I've just gotten back from seeing Martin Carthy play at my local folk club. He's probably not a well known name to most, but to a select few, the man's a big deal. I was right at the front, in a venue that holds no more than 100 people, so I could hear his guitar playing and singing more clearly from the man himself than I could from the PA system.
He finished with this song -- which namechecks Shooters Hill (which is where I grew up, and about a mile from where I'm currently sitting) in the context of its former fame as a hangout/execution place of highwaymen.
Given what I've been working on, and what I've been talking about with my other half of late, I couldn't help but sit there and ponder the presentation of gender roles and sexuality in traditional folk music. Folk music is a form of cultural expression which has always existed largely out of the reach of censorship and authority. As such, the views expressed in these songs are arguably a more accurate reflection of social attitudes and behaviors than the forms of expression that were permitted in printed books and authorized plays.
It would be a stretch to far, I feel, to claim that the actions described in folk songs were ever the social norm, but they are examples of narratives which have been passed on from singer to singer for generations, which implies that the audiences liked them enough for them to stay on singers' repertoires. The events described in these songs therefore could be said to illustrate what attitudes the audiences of the time had on a number of subjects, from war, to casual sex, to domestic violence, to abortion.

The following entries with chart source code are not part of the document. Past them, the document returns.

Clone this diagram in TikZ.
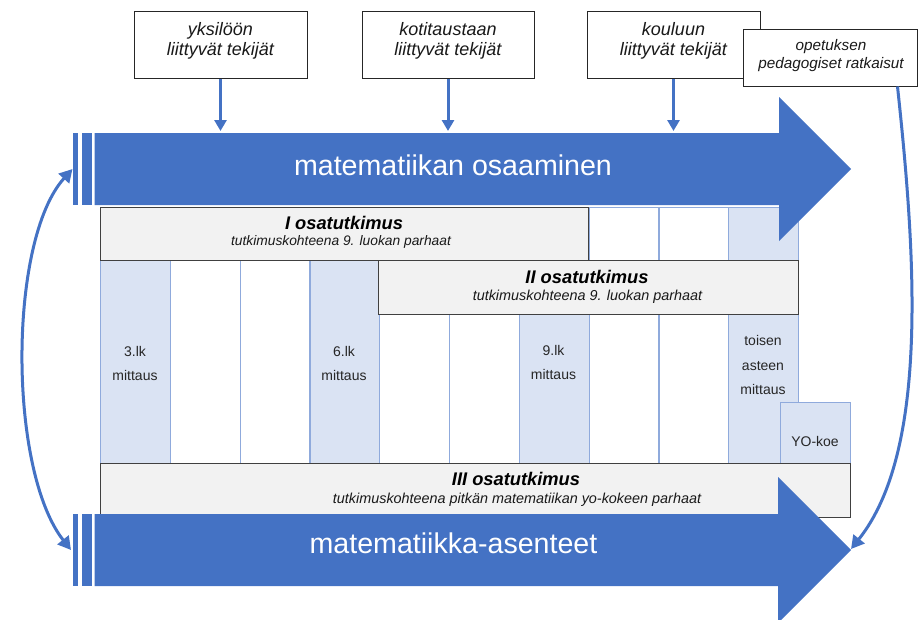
\documentclass[tikz,border=0pt]{standalone}
\usepackage{fontspec}
\setmainfont{Liberation Sans}
\usetikzlibrary{arrows.meta,calc}
\definecolor{arrowblue}{HTML}{4472C4}
\definecolor{colfill}{HTML}{DAE3F3}
\definecolor{colline}{HTML}{8FAADC}
\definecolor{boxfill}{HTML}{F2F2F2}
\definecolor{boxline}{HTML}{404040}
\tikzset{
  colbox/.style={draw=colline, line width=1.2pt, inner sep=0pt, anchor=north west,
    minimum width=69.8pt, minimum height=256pt},
  studybox/.style={draw=boxline, fill=boxfill, line width=1.1pt, inner sep=0pt, anchor=north west},
  topbox/.style={draw=black!85, fill=white, line width=1pt, inner sep=0pt},
  boxtitle/.style={anchor=base, inner sep=0pt, font=\fontsize{18.3}{20}\selectfont\bfseries\itshape},
  boxsub/.style={anchor=base, inner sep=0pt, font=\fontsize{14.4}{16}\selectfont\itshape, text=black!90},
  coltext/.style={anchor=base, inner sep=0pt, font=\fontsize{14}{16}\selectfont, text=black!85},
  toptext/.style={anchor=base, inner sep=0pt, font=\fontsize{18}{20}\selectfont\itshape, text=black!90},
  smalltop/.style={anchor=base, inner sep=0pt, font=\fontsize{15.3}{18}\selectfont\itshape, text=black!90},
  bigtext/.style={inner sep=0pt, text=white, font=\fontsize{28.6}{32}\selectfont},
  conn/.style={draw=arrowblue, line width=3pt, -{Triangle[width=12pt,length=11pt]}},
  curveconn/.style={draw=arrowblue, line width=3pt}
}
\begin{document}
\begin{tikzpicture}[x=1pt,y=-1pt]
\useasboundingbox (0,0) rectangle (921,619);

% time columns
\foreach \n/\xl/\fc in {1/100/colfill, 2/169.8/white, 3/239.6/white, 4/309.4/colfill,
  5/379.2/white, 6/449/white, 7/518.8/colfill, 8/588.6/white, 9/658.4/white, 10/728.2/colfill}
  \node[colbox, fill=\fc] (col\n) at (\xl,207) {};
\node[colbox, fill=colfill, minimum width=70pt, minimum height=61pt] (yo) at (780,402) {};

% column labels
\node[coltext] (c1a) at (135,356) {3.lk};
\node[coltext] (c1b) at (135,380) {mittaus};
\node[coltext] (c4a) at (344,356) {6.lk};
\node[coltext] (c4b) at (344,380) {mittaus};
\node[coltext] (c7a) at (553.5,355) {9.lk};
\node[coltext] (c7b) at (553.5,379) {mittaus};
\node[coltext] (c10a) at (763,345.5) {toisen};
\node[coltext] (c10b) at (763,370) {asteen};
\node[coltext] (c10c) at (763,394.5) {mittaus};
\node[coltext] (yot) at (815,446.5) {YO-koe};

% sub-studies
\node[studybox, minimum width=488pt, minimum height=53pt] (s1) at (100,207) {};
\node[boxtitle] (s1t) at (344,229) {I osatutkimus};
\node[boxsub, font=\fontsize{13.8}{16}\selectfont\itshape] (s1s) at (341,245) {tutkimuskohteena 9. luokan parhaat};

\node[studybox, minimum width=420pt, minimum height=54pt] (s2) at (378,260) {};
\node[boxtitle] (s2t) at (587,283) {II osatutkimus};
\node[boxsub] (s2s) at (587.5,300) {tutkimuskohteena 9. luokan parhaat};

\node[studybox, minimum width=750pt, minimum height=54pt] (s3) at (100,463) {};
\node[boxtitle] (s3t) at (516,485.7) {III osatutkimus};
\node[boxsub] (s3s) at (517,503) {tutkimuskohteena pitkän matematiikan yo-kokeen parhaat};

% upper arrow: mathematical competence
\fill[arrowblue] (72.7,133) rectangle (77.9,205);
\fill[arrowblue] (81.7,133) rectangle (91.5,205);
\fill[arrowblue] (94.5,133) -- (779,133) -- (779,97) -- (851,169) -- (779,241)
  -- (779,205) -- (94.5,205) -- cycle;
\coordinate (upTop) at (94.5,133);
\coordinate (upLeft) at (72.5,169);
\node[bigtext] (upText) at (453,165) {matematiikan osaaminen};

% lower arrow: attitudes towards mathematics
\fill[arrowblue] (72.7,514) rectangle (77.9,586);
\fill[arrowblue] (81.7,514) rectangle (91.5,586);
\fill[arrowblue] (94.5,514) -- (778,514) -- (778,477) -- (851,550) -- (778,623)
  -- (778,586) -- (94.5,586) -- cycle;
\coordinate (lowLeft) at (71,550);
\coordinate (lowTip) at (851,549);
\node[bigtext] (lowText) at (453.5,543) {matematiikka-asenteet};

% factor boxes
\node[topbox, minimum width=173pt, minimum height=67pt] (b1) at (220.5,44.5) {};
\node[toptext] (b1a) at (220.5,35) {yksilöön};
\node[toptext] (b1b) at (220.5,55) {liittyvät tekijät};

\node[topbox, minimum width=172pt, minimum height=67pt] (b2) at (448,44.5) {};
\node[toptext] (b2a) at (448,35) {kotitaustaan};
\node[toptext] (b2b) at (448,55) {liittyvät tekijät};

\node[topbox, minimum width=173pt, minimum height=67pt] (b3) at (673.5,44.5) {};
\node[toptext] (b3a) at (673.5,35) {kouluun};
\node[toptext] (b3b) at (673.5,55) {liittyvät tekijät};

\node[topbox, minimum width=174pt, minimum height=57pt] (b4) at (830,57.5) {};
\node[smalltop] (b4a) at (831,50) {opetuksen};
\node[smalltop] (b4b) at (831,68) {pedagogiset ratkaisut};

% influences on competence
\draw[conn, shorten >=2pt] (b1.south) -- (b1.south |- upTop);
\draw[conn, shorten >=2pt] (b2.south) -- (b2.south |- upTop);
\draw[conn, shorten >=2pt] (b3.south) -- (b3.south |- upTop);

% curved connectors
\draw[curveconn, {Triangle[width=14pt,length=13pt]}-{Triangle[width=14pt,length=13pt]}]
  (upLeft) .. controls (8,240) and (8,470) .. (lowLeft);
\draw[curveconn, -{Triangle[width=14pt,length=13pt]}]
  ($(b4.south east)+(-20,0)$) .. controls (915,250) and (930,450) .. (lowTip);
\end{tikzpicture}
\end{document}
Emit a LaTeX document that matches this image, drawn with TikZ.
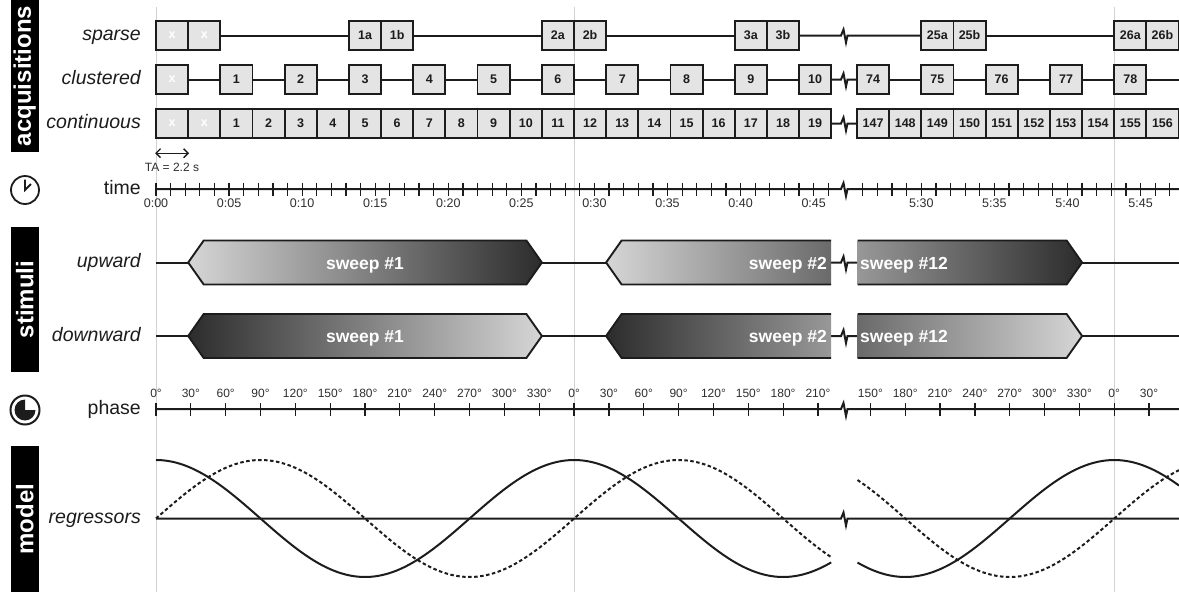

Unsurprisingly, the songs written by those who were traditionally the poor buggers standing on the front-line with halberds or muskets don't have a particularly rosy view of war. Interestingly it is almost never depicted from the point of view of those who were sent off to the battlefield, but from the perspectives of the women left behind (or who chose not to be left behind). War, rather than something noble, is something that takes the martial aspirations of easily led young men and turns young men into corpses, children into orphans, and wives into widows.
Similarly, the delicate social niceties of Jane Austen's courtships are absent from from the lives of common people in folk music. Love and lust dictate who ends up with who, unless a meddling party gets stabby (which does happen a lot). People are fucking in fields, barns, the homes of sleeping parents, and the marital beds of neglectful absent husbands. Women who terminate pregnancies are treated with sympathy, abusive husbands get their comeuppance, and rapists rot away and die, punished by a vengeful god.
One particularly interesting song (which is crying out for some seriously pretentious literary analysis) involves a woman who, after enduring her drunken, abusive husband for as long as she can, stitches him--bedsheets, clothes and all-- into the bed while he sleeps off another bender. When he wakes, she beats seven shades of shit out of him with a frying pan, a cooking pot, and a rolling pin, then tells him that he ever hurts her again, she'll make sure he doesn't wake up the next morning. I think there's definitely something to be said about the use of implements traditionally associated with the subjugation of women to brain a shithead, but it's late and I can't be bothered to give it much thought right now.
There is one factor, however, that makes me rather loath to embrace the apparent consensus of these songs as evidence of a matriarchal counterculture in pre-modern england. The sort of people who sing folk music are, as a general rule, a bunch of stinky lefties (not that I have anything against stinky lefties, I'm probably one myself). I think this is probably due to the link between folk music and communism in the 1950s -- singers like Ewan McColl believed that this proletarian music would inspire working-class solidarity and lay the foundations for revolution. This is relevant because there are literally thousands of traditional folk songs out there, collected by people like Cecil Sharp and Francis James Child, so what we hear are the songs that modern singers choose to sing. I don't think that it's a major factor -- the songs are genuine, after all -- but I think that you could probably find songs to support the argument that just about any political ideology was the traditional mindset of the british people if you looked hard enough.
I expect it's already been done, but I would have thought that a comprehensive analysis of attitudes to race, gender, and sexuality in folk songs would be an interesting portrait of the prevailing social attitudes in different times and different regions.
Anyway. I'm knackered, and I should have gone to sleep a long time ago.